Tuesday, September 01, 2009

Compare and Contrast


One of my favorite work-related bike rides takes me down Bedford from Crown Heights through Prospect-Lefferts Gardens and Flatbush, past all the cute little houses that swim in a sea of foliage this time of year. A remarkably residential street in this part of town, Bedford briefly becomes part of a bustling city again at Church Avenue, a block from the historic center of Flatbush. It's on this corner that I always pass the building in the second photo, below, which always had a schoolhouse feel to me but isn't part of the Erasmus Hall complex that looms in the background.

Normally I don't blog Bedford, as Forgotten-NY has done such a thorough job, but even this notably comprehensive blog was stumped by the decaying brick structure. The best guess offered on that link is "The building on the SW corner of Church and Bedford has always mystified me -- it's been abandoned for many years, yet it looks like it was built around 1900 and may have been a building of some importance. Does it date to the era of Flatbush Village, or [was it] perhaps a school of some kind?"

PShark wasn't much more help--they too identified the building as a school, but claim it was built as late as 1930, which just seems wrong for the architecture. Finally, after several futile searches, I hit the mother lode, this neat one-page summary from a 2007 Landmarks Preservation Commission hearing.

Built in 1878 as Flatbush District School #1, the structure was a companion structure to the Flatbush Town Hall of 1874-5, which sits a block down and is beautifully preserved as part of the DOE complex that takes up much of this block (first photo). The pair were designed by John Y. Cuyler, a descended of original Flatbush Dutchmen who also acted as Prospect Park's first superintendent and chief engineer. The building became Brooklyn PS 90 in 1894, and presumably got another number in 1898, though it continued to serve as a public school until 1951. It was operation as a Jewish private school into the 1990s, but today, it's in bad shape.
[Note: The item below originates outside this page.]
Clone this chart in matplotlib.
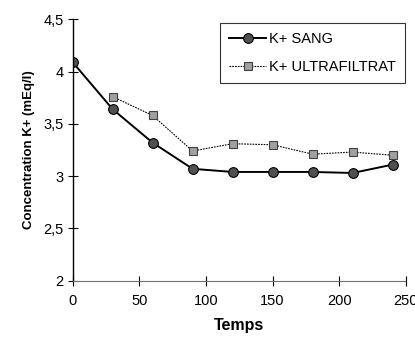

One thing I think PShark has right is that the building has still not received any historic designation, and remains city-owned, despite the efforts of a local Caribbean organization to buy and restore it (see the hearing report above). This puts me in the same mindset that the NYTimes was earlier this year when it blasted the slow-moving, opaque decision-making of the LPC--why haven't they preserved this building? The rest of old Flatbush Village looks great, including the Town Hall, and the city has apparently had private offers to restore it, so I'm stumped. I know there's no money around right now to clean it up, but leaving it to crumble away for so long seems a rather needless waste of what could be a lovely addition to an already well-preserved and historic neighborhood.